In 1999, Matthew graduated with BFA in Illustration at the University of Kansas. Between then and now, Matthew has experienced many milestones in his career, including several solo and group exhibitions, featured editorial illustrations, lectures and workshops. He has taken on the roles of teacher, facilitator, mentor, curator and storyteller. He also celebrates his creative community through collaborating on art installations, monthly themed drawing events and an artist-run non-profit creative space.

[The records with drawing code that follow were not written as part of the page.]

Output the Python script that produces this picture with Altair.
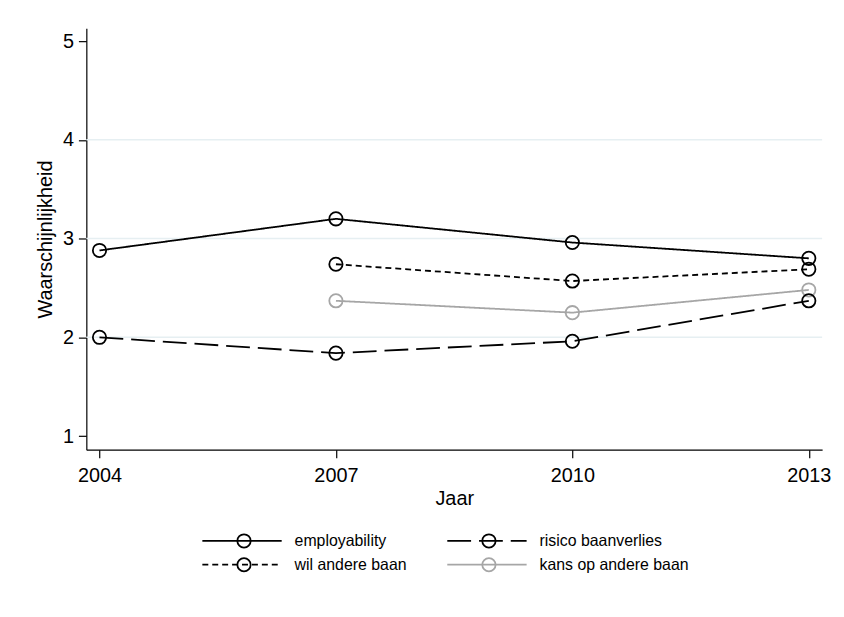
import altair as alt
import pandas as pd

# ---- data ----
years = [2004, 2007, 2010, 2013]
employability = [2.88, 3.20, 2.96, 2.80]
risico_baanverlies = [2.00, 1.84, 1.96, 2.37]
wil_andere_baan = [None, 2.74, 2.57, 2.69]
kans_op_andere_baan = [None, 2.37, 2.25, 2.48]

series_names = ["employability", "risico baanverlies", "wil andere baan", "kans op andere baan"]
series_values = [employability, risico_baanverlies, wil_andere_baan, kans_op_andere_baan]
series_colors = ["#000000", "#000000", "#000000", "#a6a6a6"]
series_dashes = [[1, 0], [24, 8], [6, 4], [1, 0]]
draw_order = [1, 3, 2, 0]  # higher drawn later

y_ticks = [1, 2, 3, 4, 5]
grid_values = [2, 3, 4]

legend_rows = [0, 0, 1, 1]
legend_cols = [0, 1, 0, 1]

FONT = "Liberation Sans"
W, H = 742, 425

rows = []
for name, vals, order in zip(series_names, series_values, draw_order):
    for yr, v in zip(years, vals):
        if v is not None:
            rows.append({"series": name, "year": yr, "value": v, "order": order})
df = pd.DataFrame(rows).sort_values(["order", "year"])

grid_df = pd.DataFrame({"value": grid_values})
leg_df = pd.DataFrame({"series": series_names, "row": legend_rows, "col": legend_cols})

color = alt.Color("series:N", scale=alt.Scale(domain=series_names, range=series_colors), legend=None)
dash = alt.StrokeDash("series:N", scale=alt.Scale(domain=series_names, range=series_dashes), legend=None)

xs = alt.Scale(domain=[2003.833, 2013.169], nice=False, zero=False)
ys = alt.Scale(domain=[0.862, 5.13], nice=False, zero=False)

y_axis = alt.Axis(values=y_ticks, format="d", title="Waarschijnlijkheid",
                  grid=False, tickSize=8, labelPadding=5, titlePadding=7)
x_enc = alt.X("year:Q", scale=xs, axis=alt.Axis(values=years, format="d", title="Jaar", grid=False,
                                                  tickSize=8, labelPadding=8, titlePadding=3))
y_enc = alt.Y("value:Q", scale=ys, axis=y_axis)

grid = alt.Chart(grid_df).mark_rule(color="#e6eff2", strokeWidth=1.5).encode(
    y=alt.Y("value:Q", scale=ys, axis=y_axis)
)

lines = alt.Chart(df).mark_line(strokeWidth=1.8).encode(
    x=x_enc, y=y_enc, color=color, strokeDash=dash, detail="series:N",
    order=alt.Order("year:Q")
)
points = alt.Chart(df).mark_point(shape="circle", filled=False, size=180, strokeWidth=1.8, opacity=1).encode(
    x=x_enc, y=y_enc, color=color, order=alt.Order("order:Q")
)

main = alt.layer(grid, lines, points)

# ---- legend drawn below the plot ----
lxs = alt.Scale(domain=[0, W], nice=False, zero=False)
lys = alt.Scale(domain=[0, 1], range=[517, 541], nice=False, zero=False)

leg_base = alt.Chart(leg_df).transform_calculate(
    x1="117 + datum.col * 247",
    x2="197 + datum.col * 247",
    xc="159 + datum.col * 247",
    xt="210 + datum.col * 247",
)
leg_lines = leg_base.mark_rule(strokeWidth=1.8).encode(
    x=alt.X("x1:Q", scale=lxs, axis=None), x2="x2:Q",
    y=alt.Y("row:Q", scale=lys, axis=None), color=color, strokeDash=dash
)
leg_points = leg_base.mark_point(shape="circle", filled=False, size=180, strokeWidth=1.8, opacity=1).encode(
    x=alt.X("xc:Q", scale=lxs, axis=None), y=alt.Y("row:Q", scale=lys, axis=None), color=color
)
leg_text = leg_base.mark_text(align="left", baseline="middle", fontSize=16, font=FONT, color="#000000").encode(
    x=alt.X("xt:Q", scale=lxs, axis=None), y=alt.Y("row:Q", scale=lys, axis=None), text="series:N"
)
legend = alt.layer(leg_lines, leg_points, leg_text)

chart = alt.layer(main, legend).resolve_scale(x="independent", y="independent").properties(
    width=W, height=H, background="white",
    padding={"left": 27, "top": 18, "right": 5, "bottom": 5}
).configure_view(stroke=None).configure_axis(
    labelFont=FONT, titleFont=FONT, labelFontSize=20, titleFontSize=20, titleFontWeight="normal",
    labelColor="#000000", titleColor="#000000", domainColor="#000000", tickColor="#000000",
    domainWidth=1.2, tickWidth=1.2
)

chart.save("out.html", embed_options={"renderer": "svg", "actions": False})
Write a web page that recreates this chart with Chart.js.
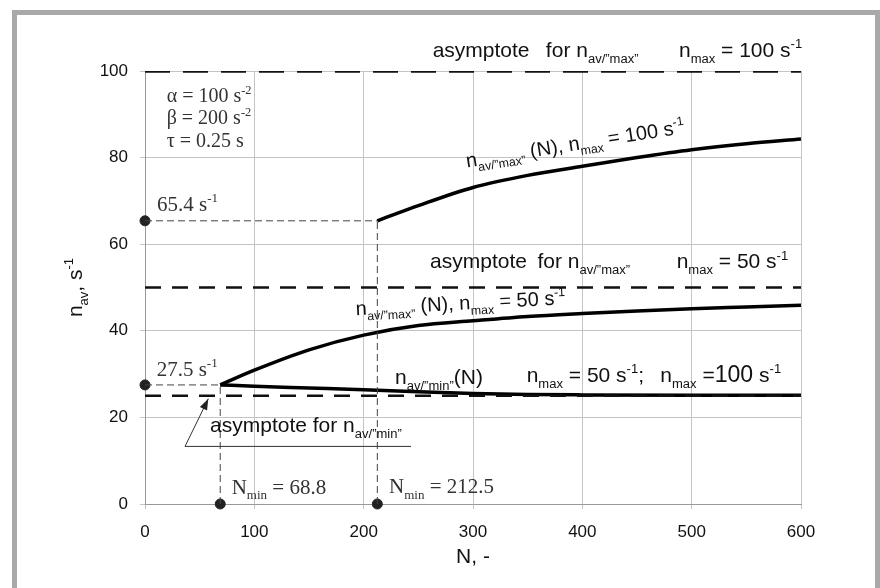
<!DOCTYPE html>
<html>
<head>
<meta charset="utf-8">
<script src="https://cdn.jsdelivr.net/npm/chart.js@4.4.1/dist/chart.umd.min.js"></script>
<style>
  html, body { margin: 0; padding: 0; background: #fff; }
  canvas { display: block; }
</style>
</head>
<body>
<canvas id="chart" width="880" height="588"></canvas>
<script>
// axis ranges
const xRange = [0, 600];
const yRange = [0, 100];
const xStep = 100;
const yStep = 20;

// n_av"max"(N) for n_max = 100 1/s
const max100N = [212.5, 250, 300, 350, 400, 450, 500, 550, 600];
const max100Nav = [65.4, 68.9, 73.1, 75.9, 78.0, 80.0, 81.8, 83.2, 84.3];

// n_av"max"(N) for n_max = 50 1/s
const max50N = [68.8, 100, 150, 200, 250, 300, 350, 400, 450, 500, 550, 600];
const max50Nav = [27.5, 30.9, 35.6, 39.0, 41.2, 42.3, 43.3, 44.0, 44.6, 45.1, 45.5, 45.9];

// n_av"min"(N), same for both n_max
const minN = [68.8, 100, 150, 200, 250, 300, 350, 400, 500, 600];
const minNav = [27.5, 27.2, 26.8, 26.4, 25.9, 25.5, 25.3, 25.2, 25.1, 25.1];

// asymptotes
const asymptotes = [100, 50, 25];

// N_min points and their starting n_av
const nMinPoints = [68.8, 212.5];
const navStart = [27.5, 65.4];

const SANS = '"Liberation Sans", Arial, sans-serif';
const SERIF = '"Liberation Serif", "Times New Roman", serif';

const pts = (xs, ys) => xs.map((x, i) => ({ x, y: ys[i] }));

const navMaxSub = [['n', ''], ['av/\u201Dmax\u201D', 'sub']];
const navMinSub = [['n', ''], ['av/\u201Dmin\u201D', 'sub']];

// text labels: [x, y] in data units, rich text parts
const labels = [
  { at: [263.1, 103.2], size: 21, font: SANS, parts: [['asymptote\u2002 for ', ''], ...navMaxSub] },
  { at: [488.4, 103.2], size: 21, font: SANS, parts: [['n', ''], ['max', 'sub'], [' = 100 s', ''], ['-1', 'sup']] },
  { at: [260.7, 54.4], size: 21, font: SANS, parts: [['asymptote\u2002for ', ''], ...navMaxSub] },
  { at: [486.3, 54.4], size: 21, font: SANS, parts: [['n', ''], ['max', 'sub'], [' = 50 s', ''], ['-1', 'sup']] },
  { at: [294.5, 77.7], size: 20, font: SANS, angle: -9, parts: [...navMaxSub, [' (N), n', ''], ['max', 'sub'], [' = 100 s', ''], ['-1', 'sup']] },
  { at: [193.0, 43.6], size: 20, font: SANS, angle: -3, parts: [...navMaxSub, [' (N), n', ''], ['max', 'sub'], [' = 50 s', ''], ['-1', 'sup']] },
  { at: [228.7, 27.8], size: 21, font: SANS, parts: [...navMinSub, ['(N)', '']] },
  { at: [349.1, 28.2], size: 21, font: SANS, parts: [['n', ''], ['max', 'sub'], [' = 50 s', ''], ['-1', 'sup'], [';\u2002 n', ''], ['max', 'sub'], [' =', ''], ['100', 'big'], [' s', ''], ['-1', 'sup']] },
  { at: [59.5, 16.6], size: 21, font: SANS, parts: [['asymptote for ', ''], ...navMinSub] },
  { at: [19.8, 92.8], size: 20, font: SERIF, color: '#333', parts: [['\u03B1 = 100 s', ''], ['-2', 'sup']] },
  { at: [19.8, 87.7], size: 20, font: SERIF, color: '#333', parts: [['\u03B2 = 200 s', ''], ['-2', 'sup']] },
  { at: [19.8, 82.4], size: 20, font: SERIF, color: '#333', parts: [['\u03C4 = 0.25 s', '']] },
  { at: [11.0, 67.6], size: 21, font: SERIF, color: '#333', parts: [['65.4 s', ''], ['-1', 'sup']] },
  { at: [10.7, 29.5], size: 21, font: SERIF, color: '#333', parts: [['27.5 s', ''], ['-1', 'sup']] },
  { at: [79.3, 2.4], size: 21, font: SERIF, color: '#333', parts: [['N', ''], ['min', 'sub'], [' = 68.8', '']] },
  { at: [223.2, 2.6], size: 21, font: SERIF, color: '#333', parts: [['N', ''], ['min', 'sub'], [' = 212.5', '']] }
];

// callout for the lower asymptote: underline start, underline end, arrow tip
const callout = [[36.6, 13.3], [243.3, 13.3], [57.9, 24.3]];

function richWidth(ctx, parts, size, family) {
  let w = 0;
  for (const [t, m] of parts) {
    const s = m === 'sub' || m === 'sup' ? size * 0.62 : m === 'big' ? size * 1.1 : size;
    ctx.font = s + 'px ' + family;
    w += ctx.measureText(t).width;
  }
  return w;
}

function drawRich(ctx, parts, x, y, size, family, color, angle, center) {
  ctx.save();
  ctx.translate(x, y);
  if (angle) ctx.rotate(angle * Math.PI / 180);
  ctx.fillStyle = color || '#111';
  ctx.textBaseline = 'alphabetic';
  ctx.textAlign = 'left';
  let cx = center ? -richWidth(ctx, parts, size, family) / 2 : 0;
  for (const [t, m] of parts) {
    const s = m === 'sub' || m === 'sup' ? size * 0.62 : m === 'big' ? size * 1.1 : size;
    const dy = m === 'sub' ? size * 0.28 : m === 'sup' ? -size * 0.42 : 0;
    ctx.font = s + 'px ' + family;
    ctx.fillText(t, cx, dy);
    cx += ctx.measureText(t).width;
  }
  ctx.restore();
}

const framePlugin = {
  id: 'frame',
  beforeDraw(chart) {
    const ctx = chart.ctx;
    ctx.save();
    ctx.fillStyle = '#fff';
    ctx.fillRect(0, 0, chart.width, chart.height);
    ctx.fillStyle = '#a9a9a9';
    ctx.fillRect(12, 10, 868, 5);
    ctx.fillRect(12, 10, 5, 578);
    ctx.fillRect(875, 10, 5, 578);
    ctx.restore();
  }
};

const textPlugin = {
  id: 'texts',
  afterDatasetsDraw(chart) {
    const ctx = chart.ctx;
    const xs = chart.scales.x, ys = chart.scales.y;
    const px = v => xs.getPixelForValue(v);
    const py = v => ys.getPixelForValue(v);

    labels.forEach(l => {
      drawRich(ctx, l.parts, px(l.at[0]), py(l.at[1]), l.size, l.font, l.color, l.angle);
    });

    // callout line with arrow
    const [a, b, tip] = callout;
    ctx.save();
    ctx.strokeStyle = '#333';
    ctx.lineWidth = 1;
    ctx.beginPath();
    ctx.moveTo(px(b[0]), py(b[1]));
    ctx.lineTo(px(a[0]), py(a[1]));
    ctx.lineTo(px(tip[0]), py(tip[1]));
    ctx.stroke();
    const ang = Math.atan2(py(tip[1]) - py(a[1]), px(tip[0]) - px(a[0]));
    ctx.translate(px(tip[0]), py(tip[1]));
    ctx.rotate(ang);
    ctx.fillStyle = '#222';
    ctx.beginPath();
    ctx.moveTo(0, 0);
    ctx.lineTo(-11, -4);
    ctx.lineTo(-11, 4);
    ctx.closePath();
    ctx.fill();
    ctx.restore();

    // axis titles
    const ca = chart.chartArea;
    drawRich(ctx, [['n', ''], ['av', 'sub'], [', s', ''], ['-1', 'sup']], 82, (ca.top + ca.bottom) / 2, 21, SANS, '#111', -90, true);
    drawRich(ctx, [['N, -', '']], (ca.left + ca.right) / 2, 563, 21, SANS, '#111', 0, true);
  }
};

const thin = { borderColor: '#444', borderWidth: 1, borderDash: [7, 4], pointRadius: 0, showLine: true, fill: false };

const datasets = [
  // helper dashed lines to the axes
  ...nMinPoints.map((n, i) => ({ ...thin, data: [{ x: n, y: 0 }, { x: n, y: navStart[i] }] })),
  ...nMinPoints.map((n, i) => ({ ...thin, data: [{ x: 0, y: navStart[i] }, { x: n, y: navStart[i] }] })),
  // asymptotes
  ...asymptotes.map((v, i) => ({
    data: [{ x: xRange[0], y: v }, { x: xRange[1], y: v }],
    borderColor: '#111',
    borderWidth: i === 0 ? 3.5 : 2.5,
    borderDash: i === 0 ? [25, 13] : [16, 11],
    pointRadius: 0, showLine: true
  })),
  // curves
  { data: pts(max100N, max100Nav), borderColor: '#000', borderWidth: 3.5, pointRadius: 0, showLine: true, cubicInterpolationMode: 'monotone' },
  { data: pts(max50N, max50Nav), borderColor: '#000', borderWidth: 3.5, pointRadius: 0, showLine: true, cubicInterpolationMode: 'monotone' },
  { data: pts(minN, minNav), borderColor: '#000', borderWidth: 3.5, pointRadius: 0, showLine: true, cubicInterpolationMode: 'monotone' },
  // markers on the axes
  {
    data: [...navStart.map(v => ({ x: 0, y: v })), ...nMinPoints.map(n => ({ x: n, y: 0 }))],
    backgroundColor: '#222', borderColor: '#222', pointRadius: 5, showLine: false, clip: false
  }
];

new Chart(document.getElementById('chart').getContext('2d'), {
  type: 'scatter',
  data: { datasets },
  options: {
    responsive: false,
    animation: false,
    layout: { padding: { top: 71, right: 79, left: 0, bottom: 0 } },
    plugins: { legend: { display: false }, tooltip: { enabled: false } },
    scales: {
      x: {
        type: 'linear',
        min: xRange[0], max: xRange[1],
        afterFit: s => { s.height = 84; },
        grid: { color: '#c4c4c4', tickLength: 5 },
        border: { color: '#999' },
        ticks: { stepSize: xStep, padding: 13, color: '#111', font: { family: SANS, size: 17 } }
      },
      y: {
        min: yRange[0], max: yRange[1],
        afterFit: s => { s.width = 145; },
        grid: { color: '#c4c4c4', tickLength: 5 },
        border: { color: '#999' },
        ticks: { stepSize: yStep, padding: 12, color: '#111', font: { family: SANS, size: 17 } }
      }
    }
  },
  plugins: [framePlugin, textPlugin]
});
</script>
</body>
</html>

Matthew’s artwork often tilts toward the absurd while incorporating elements of fantastic realism. Using his preferred mediums of gouache, ink and printmaking, he strives to tell a well-constructed story with his artwork, using the panel as his delivery device. Matthew’s influences are drawn from curiosity for the natural world and a love of mythology. He lives and makes artwork in Lawrence, KS.
Frank Shopen – sculpture – has been making bronze sculptures and working in stone professionally for over 25 years. He holds a degree in Industrial Arts and Technology Education, with certification in wood, metal, plastics and printing, from Emporia State University.
Frank has called Lawrence home since 1984 when he brought his small family here, having fallen in love with the town in his college days. He found he also loved the limestone native to this area from which so many buildings are made. He started his own masonry business and it thrived. But he wanted more from the sensual Kansas limestone and started sculpting, and this eventually led to stone carving on the Kansas Statehouse in 1988. He then fell in love with clay and bronze working at Heartland Art bronze, where he worked until he built his own bronze finishing shop, Bronzewurks. There, he did every aspect of art bronze casting and finishing for 20 years, designing and building most of his own equipment and tools. From 2008-11 he was once again called on to restore the Kansas Statehouse. Since then he has worked part time at a makerspace in north Lawrence doing stone, clay and bronze sculpture. He currently enjoys many different aspects of teaching art, from carving to figure sculpture.